> Information supplied
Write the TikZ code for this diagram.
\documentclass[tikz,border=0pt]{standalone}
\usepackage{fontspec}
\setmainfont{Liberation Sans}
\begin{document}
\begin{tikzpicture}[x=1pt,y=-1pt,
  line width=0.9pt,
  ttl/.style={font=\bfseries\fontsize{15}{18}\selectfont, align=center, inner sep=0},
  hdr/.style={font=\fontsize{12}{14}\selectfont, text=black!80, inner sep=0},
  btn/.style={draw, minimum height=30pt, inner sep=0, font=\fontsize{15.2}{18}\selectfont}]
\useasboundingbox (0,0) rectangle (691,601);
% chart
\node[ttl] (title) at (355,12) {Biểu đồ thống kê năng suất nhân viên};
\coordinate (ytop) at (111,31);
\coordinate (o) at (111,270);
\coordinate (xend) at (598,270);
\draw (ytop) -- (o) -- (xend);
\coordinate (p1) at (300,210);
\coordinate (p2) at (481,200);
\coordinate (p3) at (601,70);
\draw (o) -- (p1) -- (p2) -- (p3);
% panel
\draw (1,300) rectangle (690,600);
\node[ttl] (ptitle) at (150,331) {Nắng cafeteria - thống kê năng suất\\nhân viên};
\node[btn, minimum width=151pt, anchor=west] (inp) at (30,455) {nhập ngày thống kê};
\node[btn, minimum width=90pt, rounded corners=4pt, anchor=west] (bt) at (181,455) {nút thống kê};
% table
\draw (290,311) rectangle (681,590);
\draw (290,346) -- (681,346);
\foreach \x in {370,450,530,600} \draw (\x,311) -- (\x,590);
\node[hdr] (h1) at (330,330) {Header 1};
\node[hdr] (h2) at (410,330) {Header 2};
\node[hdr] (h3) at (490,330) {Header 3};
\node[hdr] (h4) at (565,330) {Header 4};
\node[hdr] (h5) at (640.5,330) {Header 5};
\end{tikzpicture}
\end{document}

> Stated exercise
Return every line exactly.

> Result of this task
Write the TikZ code for this diagram.
\documentclass[tikz,border=0pt]{standalone}
\usepackage{fontspec}
\setmainfont{Liberation Sans}
\begin{document}
\begin{tikzpicture}[x=1pt,y=-1pt,
  line width=0.9pt,
  ttl/.style={font=\bfseries\fontsize{15}{18}\selectfont, align=center, inner sep=0},
  hdr/.style={font=\fontsize{12}{14}\selectfont, text=black!80, inner sep=0},
  btn/.style={draw, minimum height=30pt, inner sep=0, font=\fontsize{15.2}{18}\selectfont}]
\useasboundingbox (0,0) rectangle (691,601);
% chart
\node[ttl] (title) at (355,12) {Biểu đồ thống kê năng suất nhân viên};
\coordinate (ytop) at (111,31);
\coordinate (o) at (111,270);
\coordinate (xend) at (598,270);
\draw (ytop) -- (o) -- (xend);
\coordinate (p1) at (300,210);
\coordinate (p2) at (481,200);
\coordinate (p3) at (601,70);
\draw (o) -- (p1) -- (p2) -- (p3);
% panel
\draw (1,300) rectangle (690,600);
\node[ttl] (ptitle) at (150,331) {Nắng cafeteria - thống kê năng suất\\nhân viên};
\node[btn, minimum width=151pt, anchor=west] (inp) at (30,455) {nhập ngày thống kê};
\node[btn, minimum width=90pt, rounded corners=4pt, anchor=west] (bt) at (181,455) {nút thống kê};
% table
\draw (290,311) rectangle (681,590);
\draw (290,346) -- (681,346);
\foreach \x in {370,450,530,600} \draw (\x,311) -- (\x,590);
\node[hdr] (h1) at (330,330) {Header 1};
\node[hdr] (h2) at (410,330) {Header 2};
\node[hdr] (h3) at (490,330) {Header 3};
\node[hdr] (h4) at (565,330) {Header 4};
\node[hdr] (h5) at (640.5,330) {Header 5};
\end{tikzpicture}
\end{document}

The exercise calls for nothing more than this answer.